If you don’t want the extra costs of hiring out a venue, consider hosting your beauty room at home.
To do this, you’ll still need an area that is relaxing and professional, rather than inviting clients to sit in your living room whilst you make them a coffee….
BE LEGAL
Before decorating your little brother’s room and telling him to empty his stuff out, look at the local permits and licences you’ll need for working as a business from your own home. You’ll also need to declare yourself as self-employed so you are made aware of how to deal with your own taxes.
BUDGET
Home ware stores are evil, and have every intention of persuading you to buy absolutely everything they have to offer you. Setting out a budget will help reduce the urge to suddenly burst out your interior design skills; spending thousands on mirrors and furniture for your home salon.
At the end of the day, the space needs to be accessible with plenty of room for products and treatment areas. It’s nice to have room for everything to be out all at once so you don’t have to set up the room each time a client comes for a different treatment.
Therefore, in home ware stores you’re really looking for a few decorative items and plenty of co-ordinating storage that’ll help hide away your products and keep the place clean and tidy.
ELEGANT AND FEMININE
The area where your clients wait for treatments, or receive treatments will need to make them feel relaxed. The space needs to be sophisticated and elegant so that the whole experience really feels like a treat.
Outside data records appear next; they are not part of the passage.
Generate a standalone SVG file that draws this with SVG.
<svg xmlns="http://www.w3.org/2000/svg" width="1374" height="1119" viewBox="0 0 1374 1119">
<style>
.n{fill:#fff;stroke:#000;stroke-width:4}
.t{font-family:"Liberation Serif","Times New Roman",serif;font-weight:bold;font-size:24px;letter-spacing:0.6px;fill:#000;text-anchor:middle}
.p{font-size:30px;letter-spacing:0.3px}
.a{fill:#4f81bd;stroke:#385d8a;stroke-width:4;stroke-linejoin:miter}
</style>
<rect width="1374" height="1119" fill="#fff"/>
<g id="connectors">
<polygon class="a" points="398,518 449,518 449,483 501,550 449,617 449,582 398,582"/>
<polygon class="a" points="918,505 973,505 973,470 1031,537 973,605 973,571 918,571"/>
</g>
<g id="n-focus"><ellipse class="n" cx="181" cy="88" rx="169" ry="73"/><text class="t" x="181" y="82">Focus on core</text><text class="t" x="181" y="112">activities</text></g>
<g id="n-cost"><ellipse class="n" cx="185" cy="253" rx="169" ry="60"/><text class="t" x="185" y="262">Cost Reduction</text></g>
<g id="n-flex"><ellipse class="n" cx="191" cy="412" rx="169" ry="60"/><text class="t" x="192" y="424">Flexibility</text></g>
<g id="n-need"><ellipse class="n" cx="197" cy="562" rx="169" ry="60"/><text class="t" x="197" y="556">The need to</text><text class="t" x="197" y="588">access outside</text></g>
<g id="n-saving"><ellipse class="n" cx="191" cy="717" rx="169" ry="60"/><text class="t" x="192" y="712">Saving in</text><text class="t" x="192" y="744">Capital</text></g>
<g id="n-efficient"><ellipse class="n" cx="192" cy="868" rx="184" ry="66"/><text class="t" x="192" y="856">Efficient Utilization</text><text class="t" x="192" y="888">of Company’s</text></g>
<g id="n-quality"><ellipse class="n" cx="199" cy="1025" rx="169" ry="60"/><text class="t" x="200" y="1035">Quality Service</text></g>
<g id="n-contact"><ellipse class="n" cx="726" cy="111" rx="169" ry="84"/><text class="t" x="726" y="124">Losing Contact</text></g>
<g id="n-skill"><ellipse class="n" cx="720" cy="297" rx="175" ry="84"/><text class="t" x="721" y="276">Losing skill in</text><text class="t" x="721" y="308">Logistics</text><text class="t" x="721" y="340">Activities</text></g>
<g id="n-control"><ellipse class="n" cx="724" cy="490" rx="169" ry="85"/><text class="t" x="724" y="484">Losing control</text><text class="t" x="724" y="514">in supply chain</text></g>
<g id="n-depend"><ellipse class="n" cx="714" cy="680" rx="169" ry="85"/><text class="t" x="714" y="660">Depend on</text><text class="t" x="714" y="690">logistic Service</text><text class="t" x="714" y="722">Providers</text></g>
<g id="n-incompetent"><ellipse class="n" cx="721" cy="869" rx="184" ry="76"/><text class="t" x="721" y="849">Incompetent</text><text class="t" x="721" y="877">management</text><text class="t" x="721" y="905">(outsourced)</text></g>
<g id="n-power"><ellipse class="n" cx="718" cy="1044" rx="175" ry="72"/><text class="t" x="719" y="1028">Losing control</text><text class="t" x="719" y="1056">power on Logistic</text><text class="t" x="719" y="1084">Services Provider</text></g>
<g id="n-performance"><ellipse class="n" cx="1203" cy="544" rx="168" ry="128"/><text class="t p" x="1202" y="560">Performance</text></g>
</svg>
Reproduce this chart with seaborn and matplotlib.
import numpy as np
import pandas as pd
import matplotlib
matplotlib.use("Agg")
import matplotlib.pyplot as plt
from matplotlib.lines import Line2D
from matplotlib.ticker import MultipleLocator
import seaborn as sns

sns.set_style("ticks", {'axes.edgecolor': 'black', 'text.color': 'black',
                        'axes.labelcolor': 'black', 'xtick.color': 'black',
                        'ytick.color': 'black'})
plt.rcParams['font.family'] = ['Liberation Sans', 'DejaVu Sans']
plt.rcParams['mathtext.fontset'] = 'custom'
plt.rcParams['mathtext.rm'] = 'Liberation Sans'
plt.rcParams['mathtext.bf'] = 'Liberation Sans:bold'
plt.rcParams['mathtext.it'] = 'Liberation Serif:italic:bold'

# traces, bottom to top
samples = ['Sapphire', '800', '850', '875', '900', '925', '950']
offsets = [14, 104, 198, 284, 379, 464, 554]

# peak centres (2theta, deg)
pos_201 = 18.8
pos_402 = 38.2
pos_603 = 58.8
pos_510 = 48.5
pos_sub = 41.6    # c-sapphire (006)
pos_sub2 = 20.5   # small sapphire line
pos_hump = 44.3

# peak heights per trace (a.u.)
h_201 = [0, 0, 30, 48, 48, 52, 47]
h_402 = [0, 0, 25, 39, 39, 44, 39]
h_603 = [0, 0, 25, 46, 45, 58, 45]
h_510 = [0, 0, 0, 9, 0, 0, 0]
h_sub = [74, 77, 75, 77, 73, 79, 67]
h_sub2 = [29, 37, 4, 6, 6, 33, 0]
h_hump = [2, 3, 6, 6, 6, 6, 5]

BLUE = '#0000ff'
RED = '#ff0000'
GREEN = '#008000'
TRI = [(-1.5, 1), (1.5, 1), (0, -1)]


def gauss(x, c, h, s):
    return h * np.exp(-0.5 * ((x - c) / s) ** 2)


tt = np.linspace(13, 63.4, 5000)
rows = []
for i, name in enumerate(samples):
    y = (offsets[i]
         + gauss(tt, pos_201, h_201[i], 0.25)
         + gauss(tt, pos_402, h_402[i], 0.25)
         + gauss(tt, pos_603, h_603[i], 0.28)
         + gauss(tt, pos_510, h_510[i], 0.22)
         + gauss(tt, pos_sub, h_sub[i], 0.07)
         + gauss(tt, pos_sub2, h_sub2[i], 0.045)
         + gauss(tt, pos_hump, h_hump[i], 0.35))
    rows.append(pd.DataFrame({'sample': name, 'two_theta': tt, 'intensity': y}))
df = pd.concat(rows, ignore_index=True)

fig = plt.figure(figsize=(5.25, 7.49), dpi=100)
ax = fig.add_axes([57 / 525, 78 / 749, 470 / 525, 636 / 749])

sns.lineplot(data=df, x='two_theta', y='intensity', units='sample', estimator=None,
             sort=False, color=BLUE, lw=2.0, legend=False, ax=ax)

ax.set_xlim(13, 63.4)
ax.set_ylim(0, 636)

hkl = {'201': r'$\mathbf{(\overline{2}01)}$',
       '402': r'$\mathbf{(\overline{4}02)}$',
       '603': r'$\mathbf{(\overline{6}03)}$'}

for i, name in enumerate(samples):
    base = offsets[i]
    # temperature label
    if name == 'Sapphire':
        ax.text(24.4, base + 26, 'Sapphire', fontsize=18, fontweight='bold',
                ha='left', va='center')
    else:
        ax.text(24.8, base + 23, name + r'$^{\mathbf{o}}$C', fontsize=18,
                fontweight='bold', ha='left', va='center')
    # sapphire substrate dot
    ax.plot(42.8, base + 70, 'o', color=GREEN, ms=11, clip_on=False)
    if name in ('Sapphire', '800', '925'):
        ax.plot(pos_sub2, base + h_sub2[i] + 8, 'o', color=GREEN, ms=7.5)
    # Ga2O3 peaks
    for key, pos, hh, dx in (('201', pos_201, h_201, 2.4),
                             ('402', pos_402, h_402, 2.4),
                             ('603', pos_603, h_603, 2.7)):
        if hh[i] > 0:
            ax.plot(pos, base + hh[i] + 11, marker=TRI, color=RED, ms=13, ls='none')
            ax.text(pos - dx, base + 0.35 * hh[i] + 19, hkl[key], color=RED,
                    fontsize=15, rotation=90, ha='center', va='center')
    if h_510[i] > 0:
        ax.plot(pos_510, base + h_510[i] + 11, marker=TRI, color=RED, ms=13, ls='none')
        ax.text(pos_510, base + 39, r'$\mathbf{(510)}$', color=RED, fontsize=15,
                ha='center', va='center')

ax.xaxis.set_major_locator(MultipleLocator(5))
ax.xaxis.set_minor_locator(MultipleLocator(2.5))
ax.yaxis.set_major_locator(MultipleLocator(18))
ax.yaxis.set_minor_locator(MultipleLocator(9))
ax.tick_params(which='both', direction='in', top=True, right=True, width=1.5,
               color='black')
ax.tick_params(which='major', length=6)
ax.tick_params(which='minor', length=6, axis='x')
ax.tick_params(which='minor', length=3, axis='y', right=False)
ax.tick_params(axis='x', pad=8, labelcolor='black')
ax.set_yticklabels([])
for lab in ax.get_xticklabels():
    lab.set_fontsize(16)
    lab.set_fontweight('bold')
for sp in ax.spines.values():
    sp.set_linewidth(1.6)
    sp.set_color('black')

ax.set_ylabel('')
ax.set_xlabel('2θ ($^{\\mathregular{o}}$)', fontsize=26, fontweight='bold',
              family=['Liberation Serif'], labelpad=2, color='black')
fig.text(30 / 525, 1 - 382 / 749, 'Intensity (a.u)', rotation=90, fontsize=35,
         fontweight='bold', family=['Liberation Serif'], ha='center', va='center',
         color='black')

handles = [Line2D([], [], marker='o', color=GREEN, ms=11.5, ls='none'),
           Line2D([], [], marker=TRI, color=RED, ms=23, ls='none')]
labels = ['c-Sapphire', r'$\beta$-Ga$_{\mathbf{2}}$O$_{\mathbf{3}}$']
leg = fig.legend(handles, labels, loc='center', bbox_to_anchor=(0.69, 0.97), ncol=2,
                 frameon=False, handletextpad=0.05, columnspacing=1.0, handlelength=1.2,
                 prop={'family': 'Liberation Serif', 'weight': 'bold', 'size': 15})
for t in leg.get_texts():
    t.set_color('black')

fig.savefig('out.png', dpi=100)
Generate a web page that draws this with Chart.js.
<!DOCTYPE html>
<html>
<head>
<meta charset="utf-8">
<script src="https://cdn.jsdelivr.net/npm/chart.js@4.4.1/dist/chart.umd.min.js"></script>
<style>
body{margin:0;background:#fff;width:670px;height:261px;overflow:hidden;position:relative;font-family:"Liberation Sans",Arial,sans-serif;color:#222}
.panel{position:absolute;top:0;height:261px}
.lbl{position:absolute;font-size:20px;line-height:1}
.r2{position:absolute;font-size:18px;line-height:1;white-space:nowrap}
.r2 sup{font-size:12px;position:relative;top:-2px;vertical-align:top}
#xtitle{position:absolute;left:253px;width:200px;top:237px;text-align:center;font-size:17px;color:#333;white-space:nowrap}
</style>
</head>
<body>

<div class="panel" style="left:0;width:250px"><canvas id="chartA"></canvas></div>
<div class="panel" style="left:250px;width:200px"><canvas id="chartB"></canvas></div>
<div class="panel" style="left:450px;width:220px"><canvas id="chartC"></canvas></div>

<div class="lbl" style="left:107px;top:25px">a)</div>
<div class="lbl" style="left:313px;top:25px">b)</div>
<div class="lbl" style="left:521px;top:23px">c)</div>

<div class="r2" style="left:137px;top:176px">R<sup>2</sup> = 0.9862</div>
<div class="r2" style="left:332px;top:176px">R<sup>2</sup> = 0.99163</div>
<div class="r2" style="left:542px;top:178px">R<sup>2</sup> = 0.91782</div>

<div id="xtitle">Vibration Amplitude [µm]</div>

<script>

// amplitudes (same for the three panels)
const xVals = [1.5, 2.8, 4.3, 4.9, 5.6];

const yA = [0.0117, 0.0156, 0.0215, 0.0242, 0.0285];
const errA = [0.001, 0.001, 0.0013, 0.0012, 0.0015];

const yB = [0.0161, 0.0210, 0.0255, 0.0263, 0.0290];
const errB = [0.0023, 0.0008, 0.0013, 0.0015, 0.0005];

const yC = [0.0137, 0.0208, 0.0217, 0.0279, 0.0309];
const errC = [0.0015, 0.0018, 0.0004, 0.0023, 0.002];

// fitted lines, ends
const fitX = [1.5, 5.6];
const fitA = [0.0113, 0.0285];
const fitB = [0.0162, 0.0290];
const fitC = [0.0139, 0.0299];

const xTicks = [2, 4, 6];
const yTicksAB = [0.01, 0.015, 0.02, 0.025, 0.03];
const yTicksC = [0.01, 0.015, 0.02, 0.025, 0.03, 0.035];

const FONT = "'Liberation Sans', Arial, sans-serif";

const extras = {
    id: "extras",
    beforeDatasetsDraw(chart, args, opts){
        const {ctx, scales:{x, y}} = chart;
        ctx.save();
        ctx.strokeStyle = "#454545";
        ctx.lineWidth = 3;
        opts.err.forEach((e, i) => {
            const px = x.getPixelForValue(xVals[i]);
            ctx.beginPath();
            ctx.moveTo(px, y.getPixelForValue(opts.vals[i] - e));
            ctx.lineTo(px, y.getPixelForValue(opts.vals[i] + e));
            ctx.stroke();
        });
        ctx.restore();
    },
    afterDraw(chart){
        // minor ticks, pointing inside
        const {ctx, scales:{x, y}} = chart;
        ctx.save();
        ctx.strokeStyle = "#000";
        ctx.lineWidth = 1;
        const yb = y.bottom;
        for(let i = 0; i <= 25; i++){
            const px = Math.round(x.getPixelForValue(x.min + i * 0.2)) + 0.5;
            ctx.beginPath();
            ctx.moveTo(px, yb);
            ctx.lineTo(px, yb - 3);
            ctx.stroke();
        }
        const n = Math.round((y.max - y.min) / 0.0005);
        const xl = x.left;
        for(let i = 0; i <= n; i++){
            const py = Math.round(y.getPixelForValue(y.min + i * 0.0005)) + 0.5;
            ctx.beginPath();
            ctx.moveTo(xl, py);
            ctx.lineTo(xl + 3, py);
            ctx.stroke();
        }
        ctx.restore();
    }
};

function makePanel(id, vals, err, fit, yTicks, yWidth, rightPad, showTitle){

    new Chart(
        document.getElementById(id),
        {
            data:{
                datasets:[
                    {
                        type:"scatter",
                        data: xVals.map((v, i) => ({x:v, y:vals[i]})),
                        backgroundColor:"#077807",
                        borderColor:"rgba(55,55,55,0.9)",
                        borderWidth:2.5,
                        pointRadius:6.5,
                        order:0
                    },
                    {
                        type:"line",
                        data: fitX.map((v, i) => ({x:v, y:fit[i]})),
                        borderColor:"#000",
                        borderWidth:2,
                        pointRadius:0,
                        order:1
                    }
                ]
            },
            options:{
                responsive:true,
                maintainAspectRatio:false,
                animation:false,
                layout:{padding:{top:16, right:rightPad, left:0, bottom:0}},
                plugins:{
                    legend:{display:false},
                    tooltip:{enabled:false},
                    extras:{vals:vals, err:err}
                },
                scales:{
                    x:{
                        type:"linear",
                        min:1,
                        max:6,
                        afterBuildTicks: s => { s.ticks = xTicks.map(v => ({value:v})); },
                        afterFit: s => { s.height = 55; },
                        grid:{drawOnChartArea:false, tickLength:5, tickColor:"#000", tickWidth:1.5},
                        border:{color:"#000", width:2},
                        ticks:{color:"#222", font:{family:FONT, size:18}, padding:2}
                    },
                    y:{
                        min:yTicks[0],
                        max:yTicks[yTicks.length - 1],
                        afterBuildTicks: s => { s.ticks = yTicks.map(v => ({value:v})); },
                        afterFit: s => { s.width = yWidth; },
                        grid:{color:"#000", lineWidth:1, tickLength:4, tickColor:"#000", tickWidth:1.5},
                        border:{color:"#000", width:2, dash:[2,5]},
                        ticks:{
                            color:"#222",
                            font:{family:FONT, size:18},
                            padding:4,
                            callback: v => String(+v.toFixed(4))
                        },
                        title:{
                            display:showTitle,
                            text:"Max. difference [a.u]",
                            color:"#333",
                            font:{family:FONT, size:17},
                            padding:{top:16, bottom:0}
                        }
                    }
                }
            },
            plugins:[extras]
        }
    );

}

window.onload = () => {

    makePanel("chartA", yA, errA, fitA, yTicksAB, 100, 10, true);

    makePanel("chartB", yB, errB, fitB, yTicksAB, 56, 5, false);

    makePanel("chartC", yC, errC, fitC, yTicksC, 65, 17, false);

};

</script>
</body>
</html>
Using florals and set pastel colour schemes will keep the space looking and feeling fresh and spacious, whilst a few scented candles will calm anyone around.
ACCESSIBILITY
A home based salon made be a great idea if you’re right in the centre of a town or city. But living in the midst of the country side, or outskirts of a metropolis might reduce your chances of broadening your clientele.
Before starting to build your venue, you really need to consider how this will affect your business and whether you think customers will be willing to travel in order to use your services.
If you’re still set on a home based venue, where will guests access your salon? Do you want people knocking on the door every time they arrive – only for you to have to stop with your current appointment to answer the door? Can you rely on family members to provide a friendly and welcoming atmosphere if they answer the door and let them inside? Perhaps you don’t want clients in your own space.
If this is the case, you may want to direct them to a particular door, or look into building a bottom floor salon with a door for itself so that your work space and living space can be entirely separate. That way clients are also able to let themselves in without feeling rude or displaced.